Now we create a data frame for the original noisy spectrum and some labels.

# Create a data frame for the original noisy spectrum
original_noisy <- data.frame(
wavelength = my_wavelengths, # Use the original wavelengths
spectral_value = my_noisy_spc # Use the original noisy spectrum values
)

my_labels <- c(
'mva' = 'Moving average smoothing',
'sg' = 'Savitzky-Golay filtering'
)

Now we want to overplot the corrected spectra over the noisy one:

# Plot the spectra using ggplot2
ggplot() +
# Plot the original noisy spectrum as a red line in the background
geom_line(
data = original_noisy,
aes(x = wavelength, y = spectral_value),
color = 'black'
) +
# Plot the MVA and SG processed spectra on top of the original noisy spectrum
geom_line(
data = denoised_long,
aes(x = wavelength, y = spectral_value, color = method, group = method)
) +
# Add titles and labels for the axes
labs(
x = 'Wavelength (nm)',
y = 'Reflectance'
) +
#coord_cartesian(xlim = c(1500, 1800), ylim = c(0.425, 0.450)) +
# Manually set the colors for the MVA and SG lines
scale_color_manual(
values = c('mva' = '#00AFBB', 'sg' = '#E7B800'),
labels = my_labels
) +
# Facet the plot by the method, creating separate plots for MVA and SG
facet_grid(. ~ method, labeller = labeller(method = my_labels)) +
theme(legend.position = 'top') + guides(color = guide_legend(title = NULL))
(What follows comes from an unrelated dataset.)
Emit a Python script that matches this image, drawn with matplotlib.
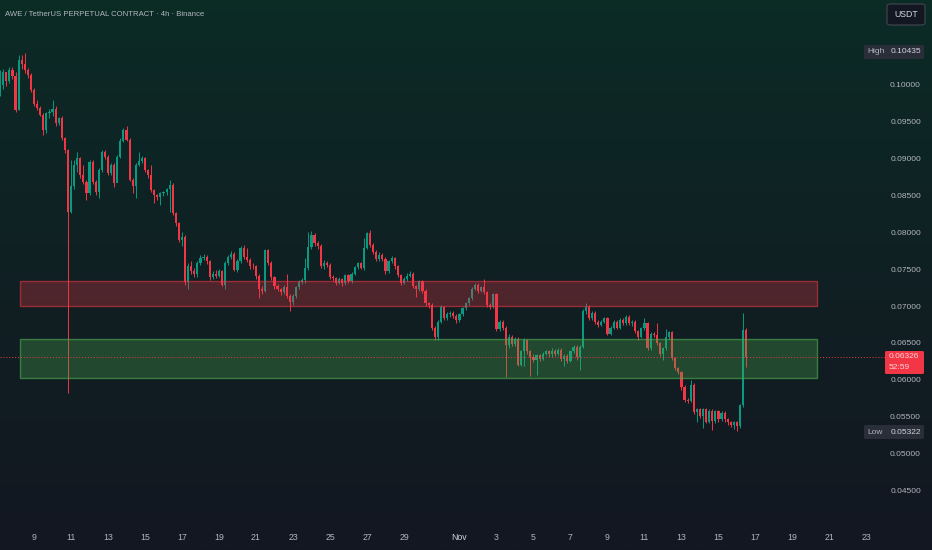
import numpy as np
import matplotlib
matplotlib.use("Agg")
import matplotlib.pyplot as plt
import matplotlib.transforms as mtransforms
from matplotlib.patches import Rectangle, FancyBboxPatch
from datetime import datetime, timedelta

# ---- data: AWE/USDT 4h candles (open = previous close)
first_open = 0.0990
closes = [
    0.1000, 0.1018, 0.1005, 0.1020, 0.1012, 0.0966, 0.1034, 0.1028, 0.1020, 0.1014,
    0.0993, 0.0975, 0.0969, 0.0960, 0.0939, 0.0962, 0.0964, 0.0968, 0.0948, 0.0955,
    0.0928, 0.0912, 0.0829, 0.0863, 0.0892, 0.0901, 0.0878, 0.0869, 0.0854, 0.0896,
    0.0869, 0.0856, 0.0885, 0.0910, 0.0903, 0.0881, 0.0892, 0.0867, 0.0903, 0.0925,
    0.0939, 0.0926, 0.0872, 0.0863, 0.0892, 0.0897, 0.0901, 0.0885, 0.0878, 0.0858,
    0.0851, 0.0849, 0.0854, 0.0856, 0.0859, 0.0865, 0.0827, 0.0813, 0.0791, 0.0795,
    0.0734, 0.0755, 0.0748, 0.0745, 0.0760, 0.0766, 0.0768, 0.0762, 0.0740, 0.0745,
    0.0742, 0.0748, 0.0730, 0.0760, 0.0768, 0.0772, 0.0750, 0.0762, 0.0780, 0.0768,
    0.0764, 0.0756, 0.0755, 0.0742, 0.0725, 0.0722, 0.0777, 0.0760, 0.0740, 0.0728,
    0.0724, 0.0720, 0.0727, 0.0715, 0.0707, 0.0715, 0.0727, 0.0734, 0.0736, 0.0753,
    0.0781, 0.0797, 0.0786, 0.0783, 0.0756, 0.0760, 0.0757, 0.0741, 0.0739, 0.0733,
    0.0738, 0.0732, 0.0743, 0.0735, 0.0745, 0.0754, 0.0759, 0.0753, 0.0780, 0.0800,
    0.0784, 0.0775, 0.0765, 0.0770, 0.0765, 0.0748, 0.0762, 0.0766, 0.0755, 0.0743,
    0.0733, 0.0738, 0.0742, 0.0745, 0.0728, 0.0725, 0.0735, 0.0722, 0.0705, 0.0703,
    0.0672, 0.0660, 0.0680, 0.0700, 0.0685, 0.0690, 0.0692, 0.0688, 0.0682, 0.0690,
    0.0698, 0.0705, 0.0712, 0.0725, 0.0730, 0.0722, 0.0727, 0.0720, 0.0703, 0.0700,
    0.0717, 0.0670, 0.0680, 0.0672, 0.0648, 0.0660, 0.0650, 0.0657, 0.0622, 0.0640,
    0.0655, 0.0640, 0.0633, 0.0628, 0.0635, 0.0630, 0.0637, 0.0640, 0.0636, 0.0641,
    0.0637, 0.0642, 0.0630, 0.0634, 0.0627, 0.0640, 0.0646, 0.0632, 0.0646, 0.0694,
    0.0700, 0.0685, 0.0692, 0.0680, 0.0676, 0.0680, 0.0685, 0.0664, 0.0672, 0.0680,
    0.0672, 0.0683, 0.0678, 0.0687, 0.0678, 0.0680, 0.0667, 0.0660, 0.0671, 0.0678,
    0.0644, 0.0664, 0.0662, 0.0651, 0.0637, 0.0644, 0.0660, 0.0666, 0.0631, 0.0617,
    0.0612, 0.0592, 0.0574, 0.0573, 0.0595, 0.0558, 0.0562, 0.0553, 0.0562, 0.0545,
    0.0560, 0.0546, 0.0559, 0.0548, 0.0557, 0.0548, 0.0544, 0.0541, 0.0544, 0.0539,
    0.0567, 0.0669, 0.06326,
]
highs = [
    0.1020, 0.1022, 0.1018, 0.1025, 0.1024, 0.1018, 0.1040, 0.1040, 0.10435, 0.1023,
    0.1016, 0.0996, 0.0980, 0.0971, 0.0962, 0.0964, 0.0968, 0.0980, 0.0972, 0.0957,
    0.0958, 0.0930, 0.0914, 0.0899, 0.0899, 0.0910, 0.0903, 0.0892, 0.0871, 0.0898,
    0.0898, 0.0872, 0.0888, 0.0912, 0.0912, 0.0905, 0.0895, 0.0894, 0.0905, 0.0928,
    0.0942, 0.0945, 0.0928, 0.0874, 0.0895, 0.0910, 0.0904, 0.0903, 0.0887, 0.0892,
    0.0860, 0.0853, 0.0856, 0.0857, 0.0861, 0.0872, 0.0867, 0.0829, 0.0815, 0.0802,
    0.0797, 0.0760, 0.0762, 0.0753, 0.0762, 0.0770, 0.0772, 0.0770, 0.0764, 0.0748,
    0.0750, 0.0751, 0.0750, 0.0762, 0.0770, 0.0776, 0.0775, 0.0765, 0.0782, 0.0784,
    0.0780, 0.0766, 0.0759, 0.0757, 0.0745, 0.0728, 0.0779, 0.0779, 0.0762, 0.0742,
    0.0731, 0.0726, 0.0730, 0.0745, 0.0717, 0.0718, 0.0729, 0.0736, 0.0739, 0.0766,
    0.0802, 0.0803, 0.0800, 0.0789, 0.0785, 0.0763, 0.0762, 0.0759, 0.0743, 0.0741,
    0.0740, 0.0739, 0.0745, 0.0745, 0.0747, 0.0756, 0.0761, 0.0761, 0.0793, 0.0802,
    0.0804, 0.0787, 0.0777, 0.0774, 0.0773, 0.0767, 0.0764, 0.0769, 0.0768, 0.0757,
    0.0745, 0.0740, 0.0746, 0.0748, 0.0747, 0.0730, 0.0737, 0.0737, 0.0724, 0.0707,
    0.0705, 0.0674, 0.0682, 0.0703, 0.0702, 0.0693, 0.0695, 0.0694, 0.0690, 0.0692,
    0.0700, 0.0707, 0.0714, 0.0727, 0.0733, 0.0732, 0.0729, 0.0738, 0.0722, 0.0706,
    0.0719, 0.0719, 0.0683, 0.0682, 0.0674, 0.0663, 0.0662, 0.0659, 0.0659, 0.0642,
    0.0658, 0.0657, 0.0642, 0.0636, 0.0637, 0.0637, 0.0639, 0.0642, 0.0642, 0.0644,
    0.0643, 0.0645, 0.0644, 0.0637, 0.0636, 0.0642, 0.0648, 0.0648, 0.0648, 0.0697,
    0.0705, 0.0703, 0.0695, 0.0694, 0.0682, 0.0682, 0.0687, 0.0687, 0.0675, 0.0683,
    0.0682, 0.0685, 0.0685, 0.0689, 0.0689, 0.0682, 0.0682, 0.0669, 0.0673, 0.0685,
    0.0680, 0.0666, 0.0666, 0.0678, 0.0653, 0.0646, 0.0670, 0.0668, 0.0668, 0.0633,
    0.0619, 0.0614, 0.0594, 0.0577, 0.0601, 0.0597, 0.0564, 0.0564, 0.0564, 0.0564,
    0.0562, 0.0562, 0.0561, 0.0561, 0.0560, 0.0559, 0.0550, 0.0546, 0.0546, 0.0546,
    0.0569, 0.0692, 0.0672,
]
lows = [
    0.0985, 0.0995, 0.0998, 0.1003, 0.1008, 0.0964, 0.0966, 0.1022, 0.1016, 0.1010,
    0.0990, 0.0972, 0.0966, 0.0958, 0.0932, 0.0935, 0.0955, 0.0958, 0.0945, 0.0946,
    0.0926, 0.0908, 0.0584, 0.0827, 0.0860, 0.0883, 0.0875, 0.0866, 0.0845, 0.0852,
    0.0866, 0.0852, 0.0847, 0.0883, 0.0900, 0.0878, 0.0879, 0.0862, 0.0870, 0.0901,
    0.0923, 0.0924, 0.0870, 0.0854, 0.0847, 0.0890, 0.0895, 0.0883, 0.0875, 0.0855,
    0.0840, 0.0845, 0.0838, 0.0850, 0.0852, 0.0829, 0.0825, 0.0810, 0.0788, 0.0782,
    0.0730, 0.0724, 0.0745, 0.0741, 0.0740, 0.0757, 0.0763, 0.0758, 0.0737, 0.0738,
    0.0739, 0.0740, 0.0728, 0.0725, 0.0757, 0.0765, 0.0748, 0.0747, 0.0760, 0.0765,
    0.0761, 0.0752, 0.0751, 0.0738, 0.0712, 0.0718, 0.0720, 0.0757, 0.0736, 0.0725,
    0.0721, 0.0716, 0.0718, 0.0712, 0.0694, 0.0703, 0.0712, 0.0725, 0.0731, 0.0733,
    0.0750, 0.0778, 0.0783, 0.0779, 0.0753, 0.0752, 0.0754, 0.0738, 0.0735, 0.0730,
    0.0731, 0.0729, 0.0730, 0.0732, 0.0733, 0.0743, 0.0752, 0.0751, 0.0750, 0.0778,
    0.0781, 0.0772, 0.0762, 0.0762, 0.0762, 0.0745, 0.0746, 0.0759, 0.0752, 0.0740,
    0.0730, 0.0731, 0.0735, 0.0740, 0.0726, 0.0714, 0.0722, 0.0719, 0.0702, 0.0699,
    0.0669, 0.0655, 0.0655, 0.0678, 0.0682, 0.0683, 0.0687, 0.0685, 0.0679, 0.0680,
    0.0688, 0.0696, 0.0703, 0.0710, 0.0723, 0.0719, 0.0720, 0.0717, 0.0700, 0.0697,
    0.0698, 0.0667, 0.0667, 0.0669, 0.0606, 0.0645, 0.0647, 0.0647, 0.0620, 0.0620,
    0.0620, 0.0637, 0.0607, 0.0625, 0.0608, 0.0627, 0.0628, 0.0635, 0.0633, 0.0633,
    0.0634, 0.0635, 0.0627, 0.0620, 0.0624, 0.0625, 0.0638, 0.0629, 0.0615, 0.0644,
    0.0690, 0.0682, 0.0683, 0.0677, 0.0673, 0.0674, 0.0678, 0.0662, 0.0662, 0.0670,
    0.0670, 0.0670, 0.0676, 0.0676, 0.0676, 0.0675, 0.0665, 0.0655, 0.0658, 0.0669,
    0.0642, 0.0642, 0.0659, 0.0648, 0.0634, 0.0628, 0.0642, 0.0657, 0.0629, 0.0615,
    0.0610, 0.0588, 0.0571, 0.0570, 0.0572, 0.0556, 0.0545, 0.0550, 0.0536, 0.0543,
    0.0543, 0.0534, 0.0543, 0.0545, 0.0546, 0.0545, 0.0541, 0.0538, 0.0535, 0.05322,
    0.0537, 0.0565, 0.0619,
]
first_candle = datetime(2025, 10, 7, 4)

# supply / demand zones (price bottom, price top)
red_zone = (0.0701, 0.0735)
green_zone = (0.0604, 0.0657)

price_ticks = [0.045, 0.050, 0.055, 0.060, 0.065, 0.070, 0.075, 0.080,
               0.085, 0.090, 0.095, 0.100]
date_labels = ["9", "11", "13", "15", "17", "19", "21", "23", "25", "27", "29",
               "Nov", "3", "5", "7", "9", "11", "13", "15", "17", "19", "21", "23"]
label_dates = [datetime(2025, 10, d) for d in range(9, 30, 2)] + \
              [datetime(2025, 11, d) for d in range(1, 24, 2)]

title = "AWE / TetherUS PERPETUAL CONTRACT · 4h · Binance"
high_val = "0.10435"
low_val = "0.05322"
last_price = 0.06326
countdown = "52:59"

UP = "#089981"
DOWN = "#f23645"
TXT = "#b2b5be"
FONT = "Liberation Sans"
FS = 6.0

W, H = 932, 550
fig = plt.figure(figsize=(W / 100, H / 100), dpi=100)
ax = fig.add_axes([0, 0, 1, 1])
ax.set_xlim(-0.032, 302.27)
ax.set_ylim(0.03716, 0.11149)
ax.axis("off")

# background gradient (teal top -> navy bottom)
top = np.array([11, 44, 38]) / 255
bot = np.array([19, 23, 33]) / 255
t = np.linspace(0, 1, 256) ** 0.8
grad = top[None, :] * (1 - t[:, None]) + bot[None, :] * t[:, None]
ax.imshow(grad[:, None, :], extent=[0, 1, 0, 1], transform=ax.transAxes,
          aspect="auto", zorder=0)

# candles
opens = [first_open] + closes[:-1]
idx = np.arange(len(closes))
cols = [UP if c >= o else DOWN for o, c in zip(opens, closes)]
ax.vlines(idx, lows, highs, colors=cols, linewidth=0.7, zorder=2)
bottoms = [min(o, c) for o, c in zip(opens, closes)]
heights = [max(abs(c - o), 0.00005) for o, c in zip(opens, closes)]
ax.bar(idx, heights, bottom=bottoms, width=0.7, color=cols, linewidth=0, zorder=3)

# zones drawn over the candles, semi transparent
zx0, zx1 = 6.45, 265.0
ax.add_patch(Rectangle((zx0, red_zone[0]), zx1 - zx0, red_zone[1] - red_zone[0],
                       facecolor=(0.95, 0.21, 0.27, 0.28), edgecolor=(0.95, 0.21, 0.27, 0.55),
                       linewidth=1.0, zorder=4))
ax.add_patch(Rectangle((zx0, green_zone[0]), zx1 - zx0, green_zone[1] - green_zone[0],
                       facecolor=(0.30, 0.69, 0.31, 0.30), edgecolor=(0.30, 0.69, 0.31, 0.60),
                       linewidth=1.0, zorder=4))

# last price dotted line
ax.plot([-0.03, 287], [last_price, last_price], color=DOWN, lw=0.7,
        linestyle=(0, (1, 2)), zorder=5)

def fx(p):
    return p / W

def fy(p):
    return 1 - p / H

# price scale labels
ytrans = mtransforms.blended_transform_factory(fig.transFigure, ax.transData)
for p in price_ticks:
    ax.text(fx(921), p, f"{p:.5f}", transform=ytrans,
            ha="right", va="center", color=TXT, fontsize=FS, family=FONT, zorder=6)

# date labels
xtrans = mtransforms.blended_transform_factory(ax.transData, fig.transFigure)
for lab, d in zip(date_labels, label_dates):
    pos = (d - first_candle) / timedelta(hours=4)
    ax.text(pos, fy(538), lab, transform=xtrans,
            ha="center", va="center", color=TXT if lab != "Nov" else "#d1d4dc",
            fontsize=FS + 0.3, family=FONT, zorder=6)

# title
fig.text(fx(5), fy(14), title, ha="left", va="center", color=TXT, fontsize=5.6, family=FONT)

# USDT box
fig.patches.append(FancyBboxPatch((fx(887), fy(25)), fx(38), 21 / H,
                                  boxstyle="round,pad=0,rounding_size=0.004",
                                  transform=fig.transFigure, facecolor="#131722",
                                  edgecolor="#434651", linewidth=0.8, zorder=7))
fig.text(fx(906), fy(14.5), "USDT", ha="center", va="center", color="#d1d4dc",
         fontsize=6.3, family=FONT, zorder=8)

# high / low labels
for yc, name, val in [(52, "High", high_val), (432, "Low", low_val)]:
    fig.patches.append(FancyBboxPatch((fx(864), fy(yc + 7)), fx(60), 14 / H,
                                      boxstyle="round,pad=0,rounding_size=0.002",
                                      transform=fig.transFigure, facecolor="#2a2e39",
                                      edgecolor="none", zorder=7))
    fig.text(fx(867), fy(yc), name, ha="left", va="center", color=TXT,
             fontsize=FS, family=FONT, zorder=8)
    fig.text(fx(921), fy(yc), val, ha="right", va="center", color="#d1d4dc",
             fontsize=FS, family=FONT, zorder=8)

# last price label
fig.patches.append(FancyBboxPatch((fx(885), fy(374)), fx(39), 23 / H,
                                  boxstyle="round,pad=0,rounding_size=0.002",
                                  transform=fig.transFigure, facecolor=DOWN,
                                  edgecolor="none", zorder=7))
fig.text(fx(889), fy(357), f"{last_price:.5f}", ha="left", va="center",
         color="#fbd5d8", fontsize=FS, family=FONT, zorder=8)
fig.text(fx(889), fy(367.5), countdown, ha="left", va="center",
         color="#fbd5d8", fontsize=FS, family=FONT, zorder=8)

fig.savefig("out.png", dpi=100)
We can zoom the spectra to see the differences more clearly:

ggplot() +
# Plot the original noisy spectrum as a red line in the background
geom_line(
data = original_noisy,
aes(x = wavelength, y = spectral_value),
color = 'black'
) +
# Plot the MVA and SG processed spectra on top of the original noisy spectrum
geom_line(
data = denoised_long,
aes(x = wavelength, y = spectral_value, color = method, group = method), size = 1
) +
# Add titles and labels for the axes
labs(
x = 'Wavelength (nm)',
y = 'Reflectance'
) +
coord_cartesian(xlim = c(1500, 1800), ylim = c(0.425, 0.450)) +
# Manually set the colors for the MVA and SG lines
scale_color_manual(
values = c('mva' = '#00AFBB', 'sg' = '#E7B800'),
labels = my_labels
) +
# Facet the plot by the method, creating separate plots for MVA and SG
facet_grid(. ~ method, labeller = labeller(method = my_labels)) +
theme(legend.position = 'top') + guides(color = guide_legend(title = NULL))

Bibliography:

Soil spectroscopy training material Wadoux, A., Ramirez-Lopez, L., Ge, Y., Barra, I. & Peng, Y. 2025. A course on applied data analytics for soil analysis with infrared spectroscopy – Soil spectroscopy training manual 2. Rome, FAO.